Ia juga memandang bahwa perbedaan budaya Papua yang cenderung tegas bertemu dengan budaya Jawa melahirkan hal-hal yang penuh kerumitan. Kondisi demikian yang kemudian membuat mahasiswa Papua harus bekerja lebih keras untuk mencapai hidup harmonis di Babarsari.

Masyitoh memosisikan mahasiswa Papua sebagai pendatang di Yogyakarta dari sudut pandang mereka sendiri. Kemudian ia berupaya mencari faktor apa saja yang berdampak dan menghamat serius pada proses adaptasi mereka dengan lingkungannya.
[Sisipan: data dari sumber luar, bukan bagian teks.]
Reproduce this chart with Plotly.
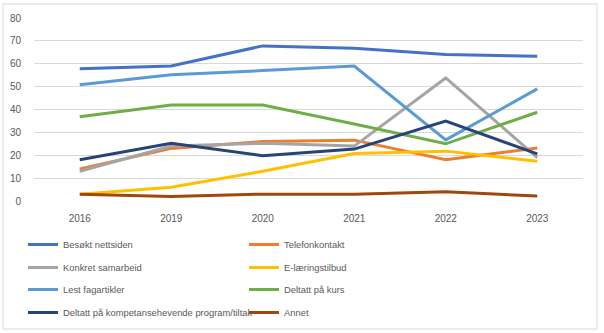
import plotly.graph_objects as go

years = ["2016", "2019", "2020", "2021", "2022", "2023"]
besokt = [57.8, 59, 67.8, 66.8, 64, 63.3]
telefon = [14, 23, 26, 26.6, 18, 23.2]
konkret = [13, 24, 25.2, 24, 53.8, 19]
elaering = [3, 6, 13, 20.8, 21.8, 17.4]
lest = [50.8, 55.2, 57, 59, 26.7, 49]
kurs = [36.8, 42, 42, 33.7, 25, 38.8]
kompetanse = [18, 25.2, 19.8, 22.7, 34.9, 20.6]
annet = [3, 2, 3, 3, 4, 2.2]

names = ["Besøkt nettsiden", "Telefonkontakt", "Konkret samarbeid", "E-læringstilbud",
         "Lest fagartikler", "Deltatt på kurs", "Deltatt på kompetansehevende program/tiltak", "Annet"]
series = [besokt, telefon, konkret, elaering, lest, kurs, kompetanse, annet]
colors = ["#4472C4", "#ED7D31", "#A5A5A5", "#FFC000", "#5B9BD5", "#70AD47", "#264478", "#9E480E"]

legend_ids = ["legend", "legend", "legend2", "legend2", "legend3", "legend3", "legend4", "legend4"]

fig = go.Figure()
for n, s, c, lg in zip(names, series, colors, legend_ids):
    fig.add_trace(go.Scatter(x=years, y=s, name=n, mode="lines", legend=lg,
                             line=dict(color=c, width=3)))

W, H = 604, 333
ml, mr, mt, mb = 34, 21, 18, 132
pw, ph = W - ml - mr, H - mt - mb

def px2x(p):
    return (p - ml) / pw

def px2y(p):
    return (H - mb - p) / ph

def leg(top):
    return dict(orientation="h", xref="container", yref="container",
                x=23 / W, xanchor="left", y=1 - top / H, yanchor="top",
                entrywidth=176, entrywidthmode="pixels", itemwidth=30,
                bgcolor="rgba(0,0,0,0)",
                font=dict(family="Liberation Sans", size=9.4, color="#595959"), traceorder="normal")

fig.update_layout(
    width=W, height=H,
    margin=dict(l=ml, r=mr, t=mt, b=mb, autoexpand=False),
    paper_bgcolor="white", plot_bgcolor="white",
    font=dict(family="Liberation Sans", size=10, color="#595959"),
    showlegend=True,
    legend=leg(230), legend2=leg(253), legend3=leg(275), legend4=leg(298),
    xaxis=dict(type="category", range=[-0.5, 5.5], showgrid=False, zeroline=False, showline=False,
               automargin=False,
               ticks="outside", ticklen=8, tickcolor="rgba(0,0,0,0)",
               tickfont=dict(size=10, color="#595959")),
    yaxis=dict(range=[0, 80], dtick=10, showgrid=True, gridcolor="#D9D9D9", gridwidth=1,
               automargin=False,
               zeroline=False, showline=False, ticks="outside", ticklen=10,
               tickcolor="rgba(0,0,0,0)", tickfont=dict(size=10, color="#595959")),
    shapes=[dict(type="rect", xref="paper", yref="paper",
                 x0=px2x(3), x1=px2x(597), y0=px2y(329), y1=px2y(4),
                 line=dict(color="#D9D9D9", width=1), fillcolor="rgba(0,0,0,0)", layer="below")],
)

fig.write_html("out.html")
Hasil temuannya tampak sangat penting. Ia menemukan bahwa sebenarnya motivasi mahasiswa Papua untuk kuliah di Yogyakarta dipengaruhi oleh faktor penarik dan pendorong, baik sosial, ekonomi, maupun politik.

Adapun yang menjadi faktor utama yang mempengaruhi adalah ekonomi. Persaingan kerja di Papua yang semakin ketat, mempengaruhi cara pandang mereka dalam hidup di Babarsari.

Selain itu, sebagian besar mahasiswa asli Papua adalah mahasiswa dengan masa studi yang lama. Mereka yang berhasil menyelesaikan studi tepat waktu adalah mereka yang memiliki pergaulan luas, bersikap terbuka, dan adaptif terhadap nilai budaya Yogyakarta.

Pada intinya, secara garis besar, adaptasi mahasiswa Papua masih terbatas pada lingkungan sesama Papua. Mereka membangun kenyamanan tinggal di Yogyakarta dengan mereproduksi identitas daerah asal mereka seperti memakai tas noken, mengunyah sirih pinang, membuat MOP, dan bakar batu, serta melestarikan bahasa Papua.

Semua faktor di atas, tambah dipersulit dengan budaya komunal, kebiasaan minum minuman keras, boros, dan bahasa mereka. Bahkan, jika diperdalam, kondisi politik di Papua ditengarai juga berpengaruh pada mereka.